Las grandes traiciones no son espontáneas. Son fruto de pequeñas traiciones anteriores que no se dieron demasiada importancia. Así pasó con Judas Iscariote. Fue elegido por el Señor, como los demás. Seguramente tonteó con los celotes, si es que no perteneció a ese grupo que buscaba la liberación de Israel del dominio romano, incluso violentamente. Al principio le gustó la letra de las enseñanzas de Jesús cuando hablaba de un nuevo Reino. Se entusiasmó al ver cómo la muchedumbre le busca, le aclama como Mesías...Pero la música era distinta: curó al criado del centurión romano alabando publicamente su fe en comparación de la poca que veía en Israel.

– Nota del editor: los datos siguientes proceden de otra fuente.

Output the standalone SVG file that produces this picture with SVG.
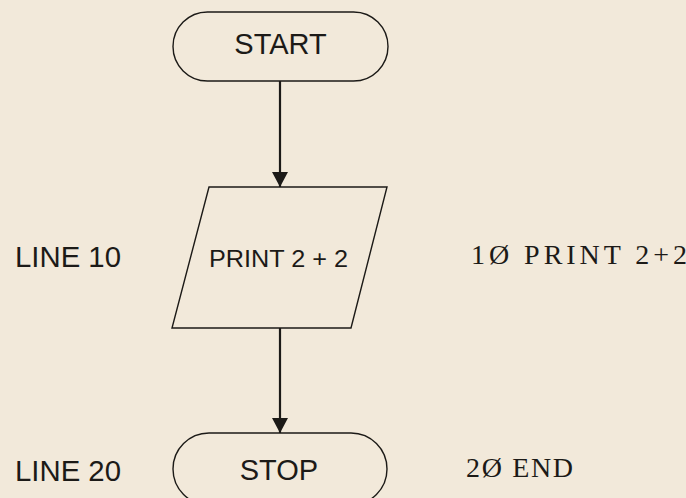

Algo se le fue enturbiando en su corazón: Jesús era un traidor de Israel, en vez de su liberador y estaba creando falsas esperanzas por lo que había que quitarsele de en medio. Incluso había aceptado el perfume carísimo cuando había tantos pobres que atender... Seguro que él no pretendía la muerte de Jesús, sino un castigo ejemplar que le hiciera recapacitar.
Al ver que sin embargo todo se iba de las manos, al saber que había sido condenado a muerte, se mató, no fue capaz de recordar cómo el Señor había perdonado a tantos...cayó en la desesperanza.
No condenemos tan facilmente a Judas. Todos tenemos algo de él: nos desilusionamos, nos desesperanzamos, traicionamos a Jesús sin romper del todo... Pero sí nos distanciamos de él en que sabemos de la misericordia infinita del Corazón de Jesús y que de Él solo podemos encontrar perdón y no reproches.